In light of today's memorial, I thought I would share a few of the photos I took this summer at the Santuario Padre Hurtado. As I mentioned in an earlier post, during my stay in Santiago I lived in a Jesuit community a few blocks away from Father Hurtado's shrine. I made the fifteen-minute walk from my residence to the Santuario several times, stopping to pray at Hurtado's tomb and to observe the Chilean pilgrims who came to pay homage to the saint. The tomb (third and fourth photos) attracts a constant flow of devotees, and many who have sought the intercession of Father Hurtado leave behind plaques giving thanks for answered prayers (fifth and sixth photos). Known during his lifetime as an apostle to Chilean youth, Father Hurtado continues to inspire young people; the pupil in the seventh photo (the one looking at the poster of Father Hurtado with the slogan, "Tell me... I'm listening to you") is one of many student-pilgrims I saw during my visits to the shrine.

For me, the example of St. Alberto Hurtado provides great hope and consolation. As one of his contemporaries observed, Hurtado was a "fire that lights other fires," an energetic and zealous follower of Jesus Christ who inspired countless others to lead lives of faithful discipleship.
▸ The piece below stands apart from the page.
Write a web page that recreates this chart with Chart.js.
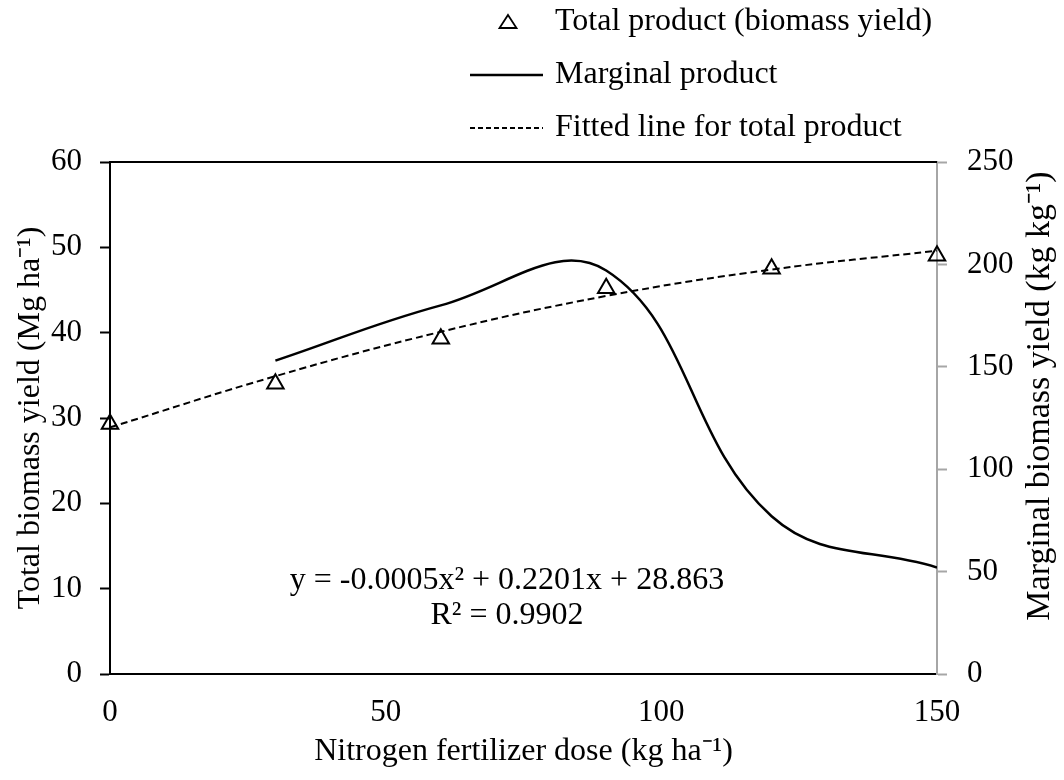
<!DOCTYPE html>
<html>
<head>
<title>Nitrogen response</title>
<script src="https://cdn.jsdelivr.net/npm/chart.js@4.4.0/dist/chart.umd.min.js"></script>
<style>
  body {margin: 0; background: #fff;}
  #box {width: 1064px; height: 780px;}
</style>
</head>
<body>
<div id="box"><canvas id="nChart"></canvas></div>
<script>

// values
var nDose = [0, 30, 60, 90, 120, 150];
var totalProduct = [29.3, 34.0, 39.3, 45.2, 47.5, 49.0];
var fittedTotal = [28.9, 34.9, 40.1, 44.3, 47.4, 49.6];
var marginalDose = [30, 60, 90, 120, 150];
var marginalProduct = [153, 180, 197, 77, 52];

var legendLabels = ['Total product (biomass yield)', 'Marginal product', 'Fitted line for total product'];
var equationLines = ['y = -0.0005x\u00b2 + 0.2201x + 28.863', 'R\u00b2 = 0.9902'];

var serif = "'Liberation Serif', 'Times New Roman', serif";
var axisGrey = '#a6a6a6';

function pts(xs, ys) {
  return xs.map(function(x, i) { return {x: x, y: ys[i]}; });
}

// top frame line, equation, right title, legend
var extras = {
  id: 'extras',
  afterDraw: function(chart) {
    var ctx = chart.ctx, a = chart.chartArea;
    var sx = chart.scales.x, sy = chart.scales.y;
    ctx.save();
    ctx.strokeStyle = '#000';
    ctx.lineWidth = 2;
    ctx.beginPath();
    ctx.moveTo(a.left - 1, a.top);
    ctx.lineTo(a.right, a.top);
    ctx.stroke();

    ctx.fillStyle = '#000';
    ctx.font = '32px ' + serif;
    ctx.textAlign = 'center';
    ctx.textBaseline = 'middle';
    ctx.fillText(equationLines[0], sx.getPixelForValue(72), sy.getPixelForValue(11));
    ctx.fillText(equationLines[1], sx.getPixelForValue(72), sy.getPixelForValue(6.9));

    ctx.save();
    ctx.font = '34px ' + serif;
    ctx.translate(1040, 396);
    ctx.rotate(-Math.PI / 2);
    ctx.fillText('Marginal biomass yield (kg kg\u207b\u00b9)', 0, 0);
    ctx.restore();

    // legend
    var tx = 555, rows = [22, 75, 128];
    ctx.textAlign = 'left';
    ctx.lineWidth = 1.8;
    ctx.beginPath();
    ctx.moveTo(508, rows[0] - 7);
    ctx.lineTo(516.5, rows[0] + 6);
    ctx.lineTo(499.5, rows[0] + 6);
    ctx.closePath();
    ctx.stroke();

    ctx.lineWidth = 2.5;
    ctx.beginPath();
    ctx.moveTo(470, rows[1]);
    ctx.lineTo(543, rows[1]);
    ctx.stroke();

    ctx.lineWidth = 2;
    ctx.setLineDash([5, 3]);
    ctx.beginPath();
    ctx.moveTo(470, rows[2]);
    ctx.lineTo(543, rows[2]);
    ctx.stroke();
    ctx.setLineDash([]);

    legendLabels.forEach(function(t, i) {
      ctx.fillText(t, tx, rows[i]);
    });
    ctx.restore();
  }
};

new Chart(document.getElementById('nChart'), {
  type: 'line',
  data: {
    datasets: [{
      label: legendLabels[0],
      data: pts(nDose, totalProduct),
      yAxisID: 'y',
      showLine: false,
      clip: false,
      pointStyle: 'triangle',
      pointRadius: 9.5,
      pointBorderWidth: 2,
      pointBorderColor: '#000',
      pointBackgroundColor: 'rgba(0,0,0,0)'
    }, {
      label: legendLabels[1],
      data: pts(marginalDose, marginalProduct),
      yAxisID: 'y1',
      borderColor: '#000',
      borderWidth: 2.5,
      tension: 0.4,
      pointRadius: 0,
      fill: false
    }, {
      label: legendLabels[2],
      data: pts(nDose, fittedTotal),
      yAxisID: 'y',
      borderColor: '#000',
      borderWidth: 2,
      borderDash: [7, 4],
      tension: 0.4,
      pointRadius: 0,
      fill: false
    }]
  },
  options: {
    responsive: true,
    maintainAspectRatio: false,
    animation: false,
    layout: {padding: {top: 162, left: 0, right: 0, bottom: 0}},
    plugins: {legend: {display: false}, tooltip: {enabled: false}},
    scales: {
      x: {
        type: 'linear', min: 0, max: 150,
        ticks: {stepSize: 50, color: '#000', padding: 20, font: {family: serif, size: 31}},
        grid: {display: false, drawTicks: false},
        border: {color: '#000', width: 2},
        title: {display: true, text: 'Nitrogen fertilizer dose (kg ha\u207b\u00b9)', color: '#000',
                font: {family: serif, size: 32}, padding: {top: 0, bottom: 9}},
        afterFit: function(s) { s.height = 106; }
      },
      y: {
        position: 'left', min: 0, max: 60,
        ticks: {stepSize: 10, color: '#000', padding: 18, font: {family: serif, size: 31}},
        grid: {drawOnChartArea: false, color: '#000', tickLength: 10, tickWidth: 2},
        border: {color: '#000', width: 2},
        title: {display: true, text: 'Total biomass yield (Mg ha\u207b\u00b9)', color: '#000',
                font: {family: serif, size: 32}, padding: {top: 11, bottom: 0}},
        afterFit: function(s) { s.width = 110; }
      },
      y1: {
        position: 'right', min: 0, max: 250,
        ticks: {stepSize: 50, color: '#000', padding: 20, font: {family: serif, size: 31}},
        grid: {drawOnChartArea: false, color: axisGrey, tickLength: 10, tickWidth: 2},
        border: {color: axisGrey, width: 2},
        afterFit: function(s) { s.width = 127; }
      }
    }
  },
  plugins: [extras]
});

</script>
</body>
</html>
During my time in Chile, I found myself greatly impressed by Hurtado's continued impact on Chilean society; it's no accident that Alberto Hurtado was one of ten historical figures nominated for the title of "the greatest Chilean" in a contest mounted by one of the country's leading television networks. On this Memorial of St. Alberto Hurtado, I pray in gratitude for the witness offered by this outstanding Jesuit. I pray also for the people of Chile, especially for the poor who seek the support of Hogar de Cristo and for all who have taken inspiration from Father Hurtado's example of Christian service. San Alberto Hurtado, ruega por nosotros. AMDG.